If you have the CD-ROM or App version of CEPD, you can listen to some examples - the actors employed to make the recordings sometimes produced glottalization and sometimes not, though of course the script they were given didn't direct them one way or the other. In the word 'witness' you can hear that both the British and the American speakers have glottalization; However, neither has in 'hateful'. 'Blackboard' seems to have no glottalization from the English speaker, but does have it in the American. In 'butcher' and 'background' British has it but American not.

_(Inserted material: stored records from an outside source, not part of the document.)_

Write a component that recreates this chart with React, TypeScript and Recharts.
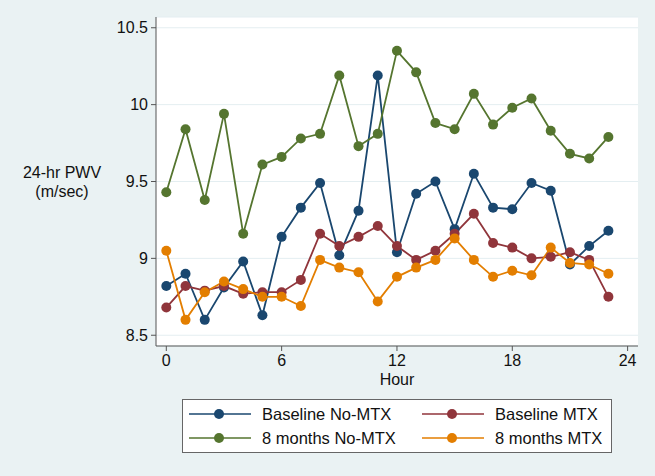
import React from "react";
import { LineChart, Line, XAxis, YAxis, CartesianGrid } from "recharts";

const hours = [0,1,2,3,4,5,6,7,8,9,10,11,12,13,14,15,16,17,18,19,20,21,22,23];
const baselineNoMTX = [8.82,8.90,8.60,8.81,8.98,8.63,9.14,9.33,9.49,9.02,9.31,10.19,9.04,9.42,9.50,9.19,9.55,9.33,9.32,9.49,9.44,8.96,9.08,9.18];
const baselineMTX = [8.68,8.82,8.79,8.82,8.77,8.78,8.78,8.86,9.16,9.08,9.14,9.21,9.08,8.99,9.05,9.16,9.29,9.10,9.07,9.00,9.01,9.04,8.99,8.75];
const months8NoMTX = [9.43,9.84,9.38,9.94,9.16,9.61,9.66,9.78,9.81,10.19,9.73,9.81,10.35,10.21,9.88,9.84,10.07,9.87,9.98,10.04,9.83,9.68,9.65,9.79];
const months8MTX = [9.05,8.60,8.78,8.85,8.80,8.75,8.75,8.69,8.99,8.94,8.91,8.72,8.88,8.94,8.99,9.13,8.99,8.88,8.92,8.89,9.07,8.97,8.96,8.90];
const xTicks = [0, 6, 12, 18, 24];
const yTicks = [8.5, 9, 9.5, 10, 10.5];

const series = [
  { key: "bNo", name: "Baseline No-MTX", color: "#1a476f", values: baselineNoMTX },
  { key: "bM", name: "Baseline MTX", color: "#90353b", values: baselineMTX },
  { key: "mNo", name: "8 months No-MTX", color: "#55752f", values: months8NoMTX },
  { key: "mM", name: "8 months MTX", color: "#e37e00", values: months8MTX },
];

const data = hours.map((h, i) => {
  const row: any = { hour: h };
  series.forEach((s) => (row[s.key] = s.values[i]));
  return row;
});

const FONT = "'Liberation Sans', Arial, Helvetica, sans-serif";
const BG = "#eaf2f3";

const fmtY = (v: number) => String(v);

function LegendItem({ s }: { s: any }) {
  return (
    <div style={{ display: "flex", alignItems: "center", height: 24 }}>
      <svg width={62} height={14} style={{ marginRight: 11 }}>
        <line x1={0} y1={7} x2={62} y2={7} stroke={s.color} strokeWidth={1.5} />
        <circle cx={30} cy={7} r={5} fill={s.color} />
      </svg>
      <span style={{ fontSize: 16.5, color: "#111", whiteSpace: "nowrap" }}>{s.name}</span>
    </div>
  );
}

export default function App() {
  return (
    <div style={{ position: "absolute", left: 0, top: 0, width: 655, height: 476, background: BG, fontFamily: FONT }}>
      <LineChart width={655} height={476} data={data} margin={{ top: 17, right: 17, bottom: 0, left: 0 }}>
        <CartesianGrid vertical={false} horizontal={true} stroke="#e4eef1" fill="#ffffff" strokeWidth={1} />
        <XAxis
          dataKey="hour"
          type="number"
          domain={[-0.536, 24.54]}
          allowDataOverflow
          ticks={xTicks}
          tickSize={5}
          tickMargin={4}
          height={130}
          stroke="#555"
          tick={{ fill: "#111", fontSize: 16, fontFamily: FONT }}
          label={{ value: "Hour", position: "insideTop", offset: 28, fill: "#111", fontSize: 16, fontFamily: FONT }}
        />
        <YAxis
          type="number"
          domain={[8.43, 10.57]}
          allowDataOverflow
          ticks={yTicks}
          tickFormatter={fmtY}
          tickSize={5}
          tickMargin={3}
          width={156}
          stroke="#555"
          tick={{ fill: "#111", fontSize: 16, fontFamily: FONT }}
          label={{
            content: () => (
              <text x={62} y={178} textAnchor="middle" fill="#111" fontSize={16} fontFamily={FONT}>
                <tspan x={62} dy={0}>24-hr PWV</tspan>
                <tspan x={62} dy={19}>(m/sec)</tspan>
              </text>
            ),
          }}
        />
        {series.map((s) => (
          <Line
            key={s.key}
            dataKey={s.key}
            name={s.name}
            stroke={s.color}
            strokeWidth={1.8}
            dot={{ r: 5, fill: s.color, stroke: s.color, strokeWidth: 0 }}
            activeDot={false}
            isAnimationActive={false}
            type="linear"
          />
        ))}
      </LineChart>
      <div
        style={{
          position: "absolute",
          left: 182,
          top: 399,
          width: 430,
          height: 54,
          background: "#fff",
          border: "1px solid #666",
          boxSizing: "border-box",
          display: "grid",
          gridTemplateColumns: "233px 190px",
          alignContent: "center",
          paddingLeft: 6,
        }}
      >
        <LegendItem s={series[0]} />
        <LegendItem s={series[1]} />
        <LegendItem s={series[2]} />
        <LegendItem s={series[3]} />
      </div>
    </div>
  );
}
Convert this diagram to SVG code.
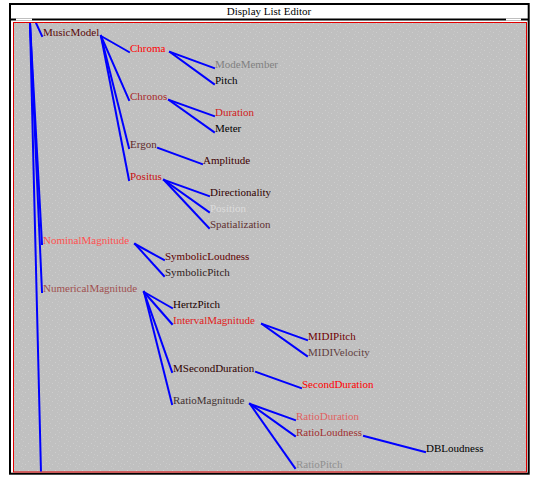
<svg xmlns="http://www.w3.org/2000/svg" width="537" height="483" viewBox="0 0 537 483">
  <style>
    .lbl { font-family: "Liberation Serif", "Times New Roman", serif; font-size: 11px; }
    .title { font-family: "Liberation Serif", "Times New Roman", serif; font-size: 11px; fill: #000; }
    .edge { stroke: #0000ff; stroke-width: 2; fill: none; stroke-linecap: square; }
  </style>
  <defs>
    <!-- speckled grey canvas texture -->
    <pattern id="speckle" width="9" height="9" patternUnits="userSpaceOnUse">
      <rect width="9" height="9" fill="#c0c0c0"/>
      <rect x="1" y="2" width="1" height="1" fill="#cecece"/>
      <rect x="5" y="0" width="1" height="1" fill="#cacaca"/>
      <rect x="7" y="5" width="1" height="1" fill="#cecece"/>
      <rect x="3" y="7" width="1" height="1" fill="#cacaca"/>
      <rect x="4" y="4" width="1" height="1" fill="#c9c9c9"/>
    </pattern>
    <clipPath id="canvasClip">
      <rect x="14" y="23" width="512" height="448.5"/>
    </clipPath>
  </defs>

  <!-- window frame -->
  <g id="window">
    <rect x="0" y="0" width="537" height="483" fill="#ffffff"/>
    <rect x="10" y="4" width="518.7" height="469.7" fill="#ffffff" stroke="#000000" stroke-width="2"/>
    <text class="title" x="269" y="15" text-anchor="middle">Display List Editor</text>
    <line x1="10" y1="19.5" x2="528" y2="19.5" stroke="#000000" stroke-width="2"/>
    <rect x="16" y="18.5" width="16" height="2" fill="#ffffff"/>
    <rect x="506" y="18.5" width="15" height="2" fill="#ffffff"/>
    <rect x="13.5" y="22.5" width="513" height="449.5" fill="url(#speckle)" stroke="#e00000" stroke-width="1"/>
  </g>

  <!-- tree connectors -->
  <g id="connectors" class="edge" clip-path="url(#canvasClip)">
    <!-- root (above the visible area) -->
    <line x1="36" y1="23" x2="42" y2="36"/>
    <line x1="30" y1="23" x2="42" y2="244"/>
    <line x1="30" y1="23" x2="42" y2="292"/>
    <line x1="30" y1="23" x2="41" y2="473"/>
    <!-- MusicModel -->
    <line x1="101" y1="36" x2="129" y2="52"/>
    <line x1="101" y1="36" x2="129" y2="100"/>
    <line x1="101" y1="36" x2="129" y2="148"/>
    <line x1="101" y1="36" x2="129" y2="180"/>
    <!-- Chroma -->
    <line x1="170" y1="52" x2="214" y2="68"/>
    <line x1="170" y1="52" x2="214" y2="84"/>
    <!-- Chronos -->
    <line x1="169" y1="100" x2="214" y2="116"/>
    <line x1="169" y1="100" x2="214" y2="132"/>
    <!-- Ergon -->
    <line x1="158" y1="148" x2="202" y2="164"/>
    <!-- Positus -->
    <line x1="164" y1="180" x2="209" y2="196"/>
    <line x1="164" y1="180" x2="209" y2="212"/>
    <line x1="164" y1="180" x2="209" y2="228"/>
    <!-- NominalMagnitude -->
    <line x1="135" y1="244" x2="164" y2="260"/>
    <line x1="135" y1="244" x2="164" y2="276"/>
    <!-- NumericalMagnitude -->
    <line x1="144" y1="292" x2="172" y2="308"/>
    <line x1="144" y1="292" x2="172" y2="324"/>
    <line x1="144" y1="292" x2="172" y2="372"/>
    <line x1="144" y1="292" x2="172" y2="404"/>
    <!-- IntervalMagnitude -->
    <line x1="262" y1="324" x2="307" y2="340"/>
    <line x1="262" y1="324" x2="307" y2="356"/>
    <!-- MSecondDuration -->
    <line x1="256" y1="372" x2="301" y2="388"/>
    <!-- RatioMagnitude -->
    <line x1="250" y1="404" x2="295" y2="420"/>
    <line x1="250" y1="404" x2="295" y2="436"/>
    <line x1="250" y1="404" x2="295" y2="468"/>
    <!-- RatioLoudness -->
    <line x1="364" y1="436" x2="425" y2="452"/>
  </g>

  <!-- tree nodes -->
  <g id="n-MusicModel"><text class="lbl" x="43" y="36" fill="#5a0808">MusicModel</text></g>
  <g id="n-Chroma"><text class="lbl" x="130" y="52" fill="#ff0000">Chroma</text></g>
  <g id="n-ModeMember"><text class="lbl" x="215" y="68" fill="#808080">ModeMember</text></g>
  <g id="n-Pitch"><text class="lbl" x="215" y="84" fill="#000000">Pitch</text></g>
  <g id="n-Chronos"><text class="lbl" x="130" y="100" fill="#a82828">Chronos</text></g>
  <g id="n-Duration"><text class="lbl" x="215" y="116" fill="#d02020">Duration</text></g>
  <g id="n-Meter"><text class="lbl" x="215" y="132" fill="#000000">Meter</text></g>
  <g id="n-Ergon"><text class="lbl" x="130" y="148" fill="#602828">Ergon</text></g>
  <g id="n-Amplitude"><text class="lbl" x="203" y="164" fill="#400000">Amplitude</text></g>
  <g id="n-Positus"><text class="lbl" x="130" y="180" fill="#c81010">Positus</text></g>
  <g id="n-Directionality"><text class="lbl" x="210" y="196" fill="#300000">Directionality</text></g>
  <g id="n-Position"><text class="lbl" x="210" y="212" fill="#dcdcdc">Position</text></g>
  <g id="n-Spatialization"><text class="lbl" x="210" y="228" fill="#603030">Spatialization</text></g>
  <g id="n-NominalMagnitude"><text class="lbl" x="43" y="244" fill="#ff5050">NominalMagnitude</text></g>
  <g id="n-SymbolicLoudness"><text class="lbl" x="165" y="260" fill="#600000">SymbolicLoudness</text></g>
  <g id="n-SymbolicPitch"><text class="lbl" x="165" y="276" fill="#302020">SymbolicPitch</text></g>
  <g id="n-NumericalMagnitude"><text class="lbl" x="43" y="292" fill="#a05050">NumericalMagnitude</text></g>
  <g id="n-HertzPitch"><text class="lbl" x="173" y="308" fill="#200000">HertzPitch</text></g>
  <g id="n-IntervalMagnitude"><text class="lbl" x="173" y="324" fill="#e02020">IntervalMagnitude</text></g>
  <g id="n-MIDIPitch"><text class="lbl" x="308" y="340" fill="#700000">MIDIPitch</text></g>
  <g id="n-MIDIVelocity"><text class="lbl" x="308" y="356" fill="#604040">MIDIVelocity</text></g>
  <g id="n-MSecondDuration"><text class="lbl" x="173" y="372" fill="#300000">MSecondDuration</text></g>
  <g id="n-SecondDuration"><text class="lbl" x="302" y="388" fill="#ff0000">SecondDuration</text></g>
  <g id="n-RatioMagnitude"><text class="lbl" x="173" y="404" fill="#403030">RatioMagnitude</text></g>
  <g id="n-RatioDuration"><text class="lbl" x="296" y="420" fill="#e06060">RatioDuration</text></g>
  <g id="n-RatioLoudness"><text class="lbl" x="296" y="436" fill="#a03030">RatioLoudness</text></g>
  <g id="n-DBLoudness"><text class="lbl" x="426" y="452" fill="#000000">DBLoudness</text></g>
  <g id="n-RatioPitch"><text class="lbl" x="296" y="468" fill="#909090">RatioPitch</text></g>
</svg>
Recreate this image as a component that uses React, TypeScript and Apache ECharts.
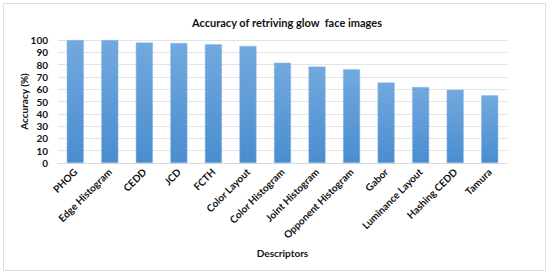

One way to increase people’s awareness of glottalization would be to show it in pronunciation dictionaries. It would be perfectly possible to include a superscript glottal stop sign (NB I don't seem to be able to do superscript with this editor) as an indication of where a glottal stop may be pronounced before a fortis plosive or /tʃ/ (though it is never obligatory). Thus the word ‘extra’ might be transcribed /eʔk.strə/ and ‘nature’ as /neɪʔ.tʃə/. Of course, this is not a true phonemic transcription, but similar non-phonemic information is already used in CEPD and LPD, the most conspicuous example being the use of the voicing diacritic to indicate “flapped /t/” in American pronunciations. For example, CEPD transcribes ‘latter’ as /læt̬.ɚ/ while LPD gives /læt̬.ər/. Yet the marking of flapping is redundant information, showing something that is predictable by rule.
What I am suggesting is just a personal fancy of my own, and not a policy decision for the next edition of the CEPD!
The distribution of glottalization is, unfortunately, not easy to explain, and we need to describe not only where we find a glottal stop preceding a fortis plosive or affricate, but also where we find complete glottal replacement (almost always of /t/). The Wikipedia material needs to be set out more fully and more clearly.